The following letter expresses my views on this topic.  It was published in the Sunday Boston Globe (5/24/09):

CIVIL RIGHTS: A WORK IN PROGRESS

Criminal injustice
May 24, 2009

RE "THE end of civil rights" (Ideas): There is merit in Richard Thompson Ford’s assertion that the civil rights struggle has moved, or should move, from lunch counters, public conveyance, housing, and employment to the criminal justice system, socioeconomic isolation, and all that propagates therefrom. Let’s begin with the criminal justice system, where legions of black males are ensnared. Perhaps it is time to reconfigure the "corrections" components of these so-called houses of correction. Inmates are housed, but seldom corrected.

In these straitened economic times, many prison officials will cry poor-mouth, but the money is there. Last year California spent more than $10 billion on its prisons.
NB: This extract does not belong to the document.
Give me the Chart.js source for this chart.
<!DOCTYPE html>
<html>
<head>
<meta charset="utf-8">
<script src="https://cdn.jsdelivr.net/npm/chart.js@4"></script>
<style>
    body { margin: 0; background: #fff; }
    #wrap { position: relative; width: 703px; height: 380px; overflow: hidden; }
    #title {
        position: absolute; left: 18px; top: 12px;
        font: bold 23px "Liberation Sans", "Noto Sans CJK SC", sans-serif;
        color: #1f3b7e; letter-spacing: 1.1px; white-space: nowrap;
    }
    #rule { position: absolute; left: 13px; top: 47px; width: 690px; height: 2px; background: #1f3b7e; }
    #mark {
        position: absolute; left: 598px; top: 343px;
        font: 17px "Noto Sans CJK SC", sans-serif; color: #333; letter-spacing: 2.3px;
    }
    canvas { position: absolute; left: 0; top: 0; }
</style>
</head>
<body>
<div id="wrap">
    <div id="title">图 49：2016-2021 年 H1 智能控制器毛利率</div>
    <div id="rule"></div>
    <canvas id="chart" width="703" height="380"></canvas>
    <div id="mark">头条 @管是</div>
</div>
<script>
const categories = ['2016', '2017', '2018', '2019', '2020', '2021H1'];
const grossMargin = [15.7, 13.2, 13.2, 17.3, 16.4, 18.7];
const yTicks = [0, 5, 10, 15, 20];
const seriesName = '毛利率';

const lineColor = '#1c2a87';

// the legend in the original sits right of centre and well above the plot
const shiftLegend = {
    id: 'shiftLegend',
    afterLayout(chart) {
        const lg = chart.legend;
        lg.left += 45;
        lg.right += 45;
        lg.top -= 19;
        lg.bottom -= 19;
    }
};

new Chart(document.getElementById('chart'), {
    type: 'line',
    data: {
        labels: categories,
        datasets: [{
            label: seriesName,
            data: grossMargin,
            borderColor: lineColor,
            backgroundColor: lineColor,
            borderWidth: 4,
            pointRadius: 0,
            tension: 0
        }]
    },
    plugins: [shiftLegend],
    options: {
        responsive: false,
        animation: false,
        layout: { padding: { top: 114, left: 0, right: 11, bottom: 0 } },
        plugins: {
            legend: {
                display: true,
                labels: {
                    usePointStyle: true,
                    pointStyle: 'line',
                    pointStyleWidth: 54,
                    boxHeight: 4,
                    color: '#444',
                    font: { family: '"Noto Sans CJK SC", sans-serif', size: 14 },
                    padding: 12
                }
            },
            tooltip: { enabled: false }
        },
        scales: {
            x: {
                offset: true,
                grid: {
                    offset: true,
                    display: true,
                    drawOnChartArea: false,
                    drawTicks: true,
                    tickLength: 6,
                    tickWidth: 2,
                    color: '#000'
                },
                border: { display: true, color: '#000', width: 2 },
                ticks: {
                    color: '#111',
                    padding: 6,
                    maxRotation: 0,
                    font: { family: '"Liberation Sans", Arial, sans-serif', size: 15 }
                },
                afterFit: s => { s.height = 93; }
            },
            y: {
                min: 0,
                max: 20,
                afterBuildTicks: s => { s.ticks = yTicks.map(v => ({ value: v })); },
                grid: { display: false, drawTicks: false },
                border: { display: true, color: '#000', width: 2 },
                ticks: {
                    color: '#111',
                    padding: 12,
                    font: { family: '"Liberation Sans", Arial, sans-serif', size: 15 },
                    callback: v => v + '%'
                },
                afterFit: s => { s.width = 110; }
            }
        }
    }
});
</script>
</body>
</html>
If only 2 percent, or $200 million, were spent on corrections, such as education and skills building, these people might return to their neighborhoods more functional than when they left.

Of course, the current corrections components might have to be ripped out root and vine, and replaced by outside consortiums. Even if the outsiders fail, things couldn’t get much worse than they are now.